I never could understand why those who served in Vietnam were not welcomed as any other war veteran, because they put their lives on the line, and performed their duties as directed.
I’m sure many Vietnam veterans and their families feel the same way, as many have suffered in silence over the past decades. Though they experienced the same danger, tragedy and physical harms, they did not receive the same respect, appreciation or even physical and psychological help as those who served in wars before them.
How did those who survived physically handle the cold war waiting from those for whom they had fought? Aaron Miller can tell you through the pages of The Reunion, because he is one of those forgotten men.

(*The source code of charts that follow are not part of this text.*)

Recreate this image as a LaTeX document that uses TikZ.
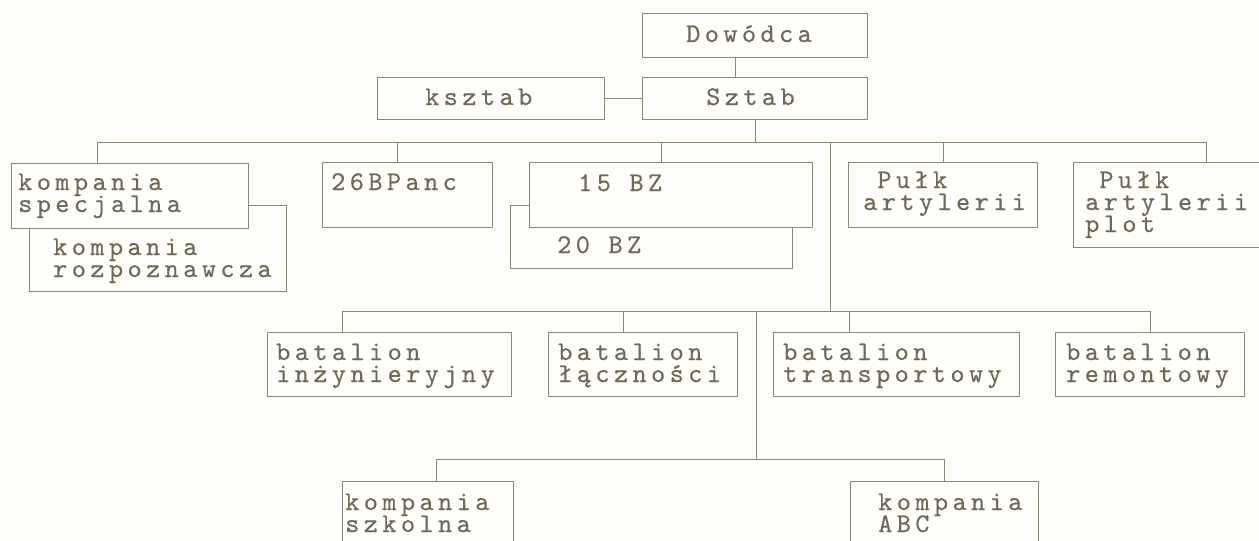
\documentclass[tikz,border=0pt]{standalone}
\usepackage{fontspec}
\newfontfamily\dotfont[LetterSpace=16.3,FakeBold=0.3]{lmmono10-regular.otf}
\definecolor{ink}{RGB}{112,103,86}
\definecolor{rule}{RGB}{140,134,118}
\definecolor{paper}{RGB}{254,254,251}
\setlength{\lineskiplimit}{-30pt}
\tikzset{
  box/.style={draw=rule, line width=0.9pt, fill=paper, anchor=north west,
              inner sep=0pt, outer sep=0pt},
  wire/.style={draw=rule, line width=0.9pt},
  lbl/.style={text=ink, anchor=base west, inner sep=0pt, align=left,
              font=\dotfont\fontsize{27}{22}\selectfont},
}
% unit box: name, left, top, right, bottom
\newcommand\orgbox[5]{%
  \node[box, minimum width={(#4-#2)*1pt}, minimum height={(#5-#3)*1pt}]
    (#1) at (#2,#3) {};}
\begin{document}
\begin{tikzpicture}[x=1pt,y=-1pt]
\useasboundingbox (0,0) rectangle (1259,541);
\fill[paper] (0,0) rectangle (1259,541);
\clip (0,0) rectangle (1259,541);

% command level
\orgbox{dow}{642}{13}{867}{57}
\orgbox{ksz}{377}{77}{604}{119}
\orgbox{szt}{642}{77}{867}{119}

% first row (back boxes first)
\orgbox{roz}{29}{205}{286}{291}
\orgbox{spec}{11}{163}{248}{228}
\orgbox{panc}{322}{162}{492}{227}
\orgbox{bz20}{510}{205}{792}{268}
\orgbox{bz15}{529}{162}{812}{227}
\orgbox{part}{848}{162}{1037}{227}
\orgbox{plot}{1073}{162}{1275}{247}

% battalions
\orgbox{inz}{267}{332}{511}{396}
\orgbox{lacz}{548}{332}{737}{396}
\orgbox{trans}{773}{332}{1019}{396}
\orgbox{rem}{1055}{332}{1244}{396}

% companies
\orgbox{szk}{342}{481}{513}{560}
\orgbox{abc}{850}{481}{1038}{560}

% joints
\coordinate (dj) at (735,0);
\coordinate (s1) at (755,142);
\coordinate (a1) at (97,142);
\coordinate (a2) at (397,142);
\coordinate (a3) at (661,142);
\coordinate (a4) at (943,142);
\coordinate (a5) at (1206,142);
\coordinate (v1) at (830,142);
\coordinate (v2) at (830,311);
\coordinate (b1) at (342,311);
\coordinate (b2) at (623,311);
\coordinate (b3) at (849,311);
\coordinate (b4) at (1150,311);
\coordinate (w1) at (756,311);
\coordinate (w2) at (756,459);
\coordinate (c1) at (436,459);
\coordinate (c2) at (944,459);

% connectors
\draw[wire] (dow.south -| dj) -- (szt.north -| dj);
\draw[wire] (ksz.east) -- (szt.west);
\draw[wire] (szt.south -| s1) -- (s1);
\draw[wire] (a1) -- (a5);
\foreach \c/\n in {a1/spec,a2/panc,a3/bz15,a4/part,a5/plot}
  \draw[wire] (\c) -- (\c |- \n.north);
\draw[wire] (v1) -- (v2);
\draw[wire] (b1) -- (b4);
\foreach \c/\n in {b1/inz,b2/lacz,b3/trans,b4/rem}
  \draw[wire] (\c) -- (\c |- \n.north);
\draw[wire] (w1) -- (w2);
\draw[wire] (c1) -- (c2);
\foreach \c/\n in {c1/szk,c2/abc}
  \draw[wire] (\c) -- (\c |- \n.north);

% labels (anchored on the baseline of their last line)
\node[lbl] (dow-t)   at (686,42)  {Dowódca};
\node[lbl] (ksz-t)   at (425,105) {ksztab};
\node[lbl] (szt-t)   at (706,105) {Sztab};
\node[lbl] (spec-t)  at (18,212)  {kompania\\specjalna};
\node[lbl] (roz-t)   at (53,277)  {kompania\\rozpoznawcza};
\node[lbl] (panc-t)  at (331,190) {26BPanc};
\node[lbl] (bz15-t)  at (578,191) {15 BZ};
\node[lbl] (bz20-t)  at (557,253) {20 BZ};
\node[lbl] (part-t)  at (863,210) {\phantom{P}Pułk\\artylerii};
\node[lbl] (plot-t)  at (1085,232) {\phantom{P}Pułk\\artylerii\\plot};
\node[lbl] (inz-t)   at (276,382) {batalion\\inżynieryjny};
\node[lbl] (lacz-t)  at (558,382) {batalion\\łączności};
\node[lbl] (trans-t) at (783,382) {batalion\\transportowy};
\node[lbl] (rem-t)   at (1066,382) {batalion\\remontowy};
\node[lbl] (szk-t)   at (345,532) {kompania\\szkolna};
\node[lbl] (abc-t)   at (878,532) {kompania\\ABC};
\end{tikzpicture}
\end{document}
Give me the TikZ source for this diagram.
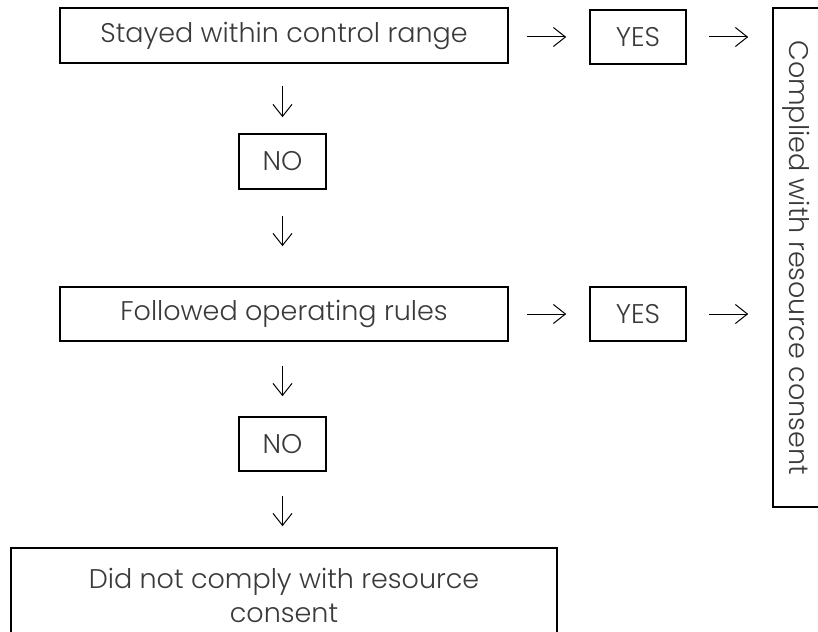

Through him and the story of three men whose lives Aaron saved so long ago, we see the generational effects of the war, the survivors and those who were not welcomed, but wounded afresh, believing the lie that they were unworthy. One of those men, John Lansing, hires Dave Russo, a local newspaper reporter, to find Aaron Miller. Dave, already researching and interviewing Vietnam veterans for a book, accepts the unusual offer, hoping to find another veteran to interview for his book, but he finds so much more.
Dave’s life is forever impacted through the discoveries, relationships and revelations that arise from his search for the reclusive Aaron Miller. Reading about the struggles of each of the veterans brought to life in The Reunion, I was also humbled anew at the rights these men and women give up that their fellow countrymen might live in freedom.
The author and Revell provided a review copy, which in no way influenced my review.